Sunday, August 9, 2009

Scranton Times Calls for Gun Control

The Scranton Times ran an editorial on Saturday calling for a reinstatement of the Assault Weapon Ban. You can read the editorial here.

In the editorial, the Scranton Times Editorial Board states that had the assault weapon ban been in play, the amount of damage perpetuated in these crimes might have been limited. They go on to state the ban would have precluded the use of the 30-round magazines found on the person of the killer.

As with many advocates of Gun Control, the Scranton Times doesn’t let a little thing like the facts get in the way of a good editorial.

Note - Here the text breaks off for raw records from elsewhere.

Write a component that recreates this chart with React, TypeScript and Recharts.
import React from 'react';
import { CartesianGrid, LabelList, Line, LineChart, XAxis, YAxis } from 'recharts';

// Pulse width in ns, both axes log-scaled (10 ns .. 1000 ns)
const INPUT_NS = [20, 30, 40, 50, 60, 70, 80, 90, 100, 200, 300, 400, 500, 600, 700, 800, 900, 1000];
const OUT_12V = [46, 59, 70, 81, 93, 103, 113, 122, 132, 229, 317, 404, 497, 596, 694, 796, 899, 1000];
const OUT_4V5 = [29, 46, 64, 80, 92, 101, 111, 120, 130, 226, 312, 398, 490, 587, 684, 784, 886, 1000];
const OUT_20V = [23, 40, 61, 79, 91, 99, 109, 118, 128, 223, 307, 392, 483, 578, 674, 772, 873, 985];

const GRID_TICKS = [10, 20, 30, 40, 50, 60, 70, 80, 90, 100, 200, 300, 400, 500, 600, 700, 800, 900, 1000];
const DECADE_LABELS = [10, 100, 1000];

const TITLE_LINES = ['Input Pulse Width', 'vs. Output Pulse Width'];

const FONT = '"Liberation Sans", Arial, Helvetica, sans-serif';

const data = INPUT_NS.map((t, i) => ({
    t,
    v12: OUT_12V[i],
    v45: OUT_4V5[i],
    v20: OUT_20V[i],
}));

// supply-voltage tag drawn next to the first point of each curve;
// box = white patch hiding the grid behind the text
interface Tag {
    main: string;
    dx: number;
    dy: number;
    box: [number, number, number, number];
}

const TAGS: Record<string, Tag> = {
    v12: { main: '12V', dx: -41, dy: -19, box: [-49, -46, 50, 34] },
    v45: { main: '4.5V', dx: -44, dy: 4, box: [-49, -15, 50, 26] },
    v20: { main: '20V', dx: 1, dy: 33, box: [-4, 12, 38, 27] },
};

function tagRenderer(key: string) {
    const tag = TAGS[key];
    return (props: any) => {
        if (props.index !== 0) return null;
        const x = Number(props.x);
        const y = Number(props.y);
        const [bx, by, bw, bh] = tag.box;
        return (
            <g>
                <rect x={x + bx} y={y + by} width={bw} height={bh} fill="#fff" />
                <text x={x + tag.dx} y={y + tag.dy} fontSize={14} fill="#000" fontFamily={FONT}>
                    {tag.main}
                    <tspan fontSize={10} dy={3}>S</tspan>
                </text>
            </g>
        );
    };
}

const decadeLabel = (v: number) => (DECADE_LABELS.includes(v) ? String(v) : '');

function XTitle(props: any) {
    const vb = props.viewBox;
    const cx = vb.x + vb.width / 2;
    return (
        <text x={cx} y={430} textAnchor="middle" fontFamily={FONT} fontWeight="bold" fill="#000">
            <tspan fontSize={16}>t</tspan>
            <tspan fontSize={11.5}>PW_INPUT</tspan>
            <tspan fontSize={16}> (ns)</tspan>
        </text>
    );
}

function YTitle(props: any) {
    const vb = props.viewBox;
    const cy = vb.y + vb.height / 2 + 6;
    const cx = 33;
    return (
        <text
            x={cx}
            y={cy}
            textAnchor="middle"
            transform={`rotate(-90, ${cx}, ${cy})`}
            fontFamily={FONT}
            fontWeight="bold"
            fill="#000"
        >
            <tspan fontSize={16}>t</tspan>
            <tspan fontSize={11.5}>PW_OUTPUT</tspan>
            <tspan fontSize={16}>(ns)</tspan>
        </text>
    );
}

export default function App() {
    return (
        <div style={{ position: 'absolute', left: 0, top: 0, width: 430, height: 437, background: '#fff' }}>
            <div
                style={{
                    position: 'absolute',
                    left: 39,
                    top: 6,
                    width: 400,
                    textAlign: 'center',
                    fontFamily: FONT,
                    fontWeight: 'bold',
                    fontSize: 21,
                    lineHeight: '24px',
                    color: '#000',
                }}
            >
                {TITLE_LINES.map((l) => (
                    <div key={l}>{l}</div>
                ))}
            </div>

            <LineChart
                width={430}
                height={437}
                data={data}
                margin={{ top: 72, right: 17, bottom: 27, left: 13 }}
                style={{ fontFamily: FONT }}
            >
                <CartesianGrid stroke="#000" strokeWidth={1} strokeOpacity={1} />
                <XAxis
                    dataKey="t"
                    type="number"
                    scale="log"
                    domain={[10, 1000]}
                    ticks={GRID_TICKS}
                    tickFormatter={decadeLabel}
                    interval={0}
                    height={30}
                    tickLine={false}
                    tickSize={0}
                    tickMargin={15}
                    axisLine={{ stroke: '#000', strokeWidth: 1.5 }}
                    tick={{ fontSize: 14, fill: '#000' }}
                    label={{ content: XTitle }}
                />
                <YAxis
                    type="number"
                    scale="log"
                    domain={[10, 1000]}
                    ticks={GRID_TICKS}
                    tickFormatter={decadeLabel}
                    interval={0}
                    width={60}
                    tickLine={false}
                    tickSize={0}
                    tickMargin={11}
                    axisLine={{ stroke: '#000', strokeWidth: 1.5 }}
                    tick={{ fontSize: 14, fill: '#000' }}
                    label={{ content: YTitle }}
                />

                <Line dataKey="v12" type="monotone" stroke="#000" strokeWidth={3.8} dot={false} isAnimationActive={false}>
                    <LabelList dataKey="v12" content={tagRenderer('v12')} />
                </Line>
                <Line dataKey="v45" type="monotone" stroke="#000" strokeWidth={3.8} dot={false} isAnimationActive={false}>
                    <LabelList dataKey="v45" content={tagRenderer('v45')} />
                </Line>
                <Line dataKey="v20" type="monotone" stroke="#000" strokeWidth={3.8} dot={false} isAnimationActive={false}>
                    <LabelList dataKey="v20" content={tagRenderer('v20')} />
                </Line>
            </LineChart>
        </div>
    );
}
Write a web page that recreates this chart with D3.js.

The Assault Weapon Ban never prevented the use of a magazine of any capacity. What the ban did was ban the manufacture or sale of certain capacity magazines AFTER the ban was enacted. Any magazines produced before the ban was perfectly legal to own or use. What the ban did do was flood the market with cheap (usually foreign-made) high capacity magazines in anticipation of the ban. Manufacturers and importers tried to get as much of their product into the market as possible since, as basic economics would dictate, the price of these high capacity magazines skyrocketed as folks anticipated that the supply would diminish.

The ban lasted 10 years. Keep in mind, the primary argument for the ban was to stop violent crime. Post-ban, the results are in on just how good the legislation was at doing exactly that. The findings:

Assault weapons (pre-ban and post-ban) were used in only a very small fraction of crimes.

Violent crime rates were actually higher during the ban than after the ban.

Violent crime rates continue to fall now that the ban has lapsed.

The backup argument to this and other gun control measures is typically the “who needs an x” question. You can substitute the x for just about anything politicians seek to ban. The problem is one of constitutionality. In America, the onus to prove a right is never placed on the person wishing to exercise a right. It is instead placed on the person wishing to restrict a right, as it should be. If a politician or a news organization wishes to remove a right, they need to provide more than anecdotal evidence and an instance of a horrible crime to prove it. The statistics (reality) is certainly not on their side.

1 comment:

Austin said...

"the onus to prove a right is never placed on the person wishing to exercise a right. It is instead placed on the person wishing to restrict a right, as it should be"

Good. Now that the assault weapons ban is debunked we should focus on the right to own nuclear arms. I know it sounds ridiculous but if the burden of proof is on someone else then they will not be able to prove anything about American citizens owning nuclear arms since there is no history or statistics. So we're set.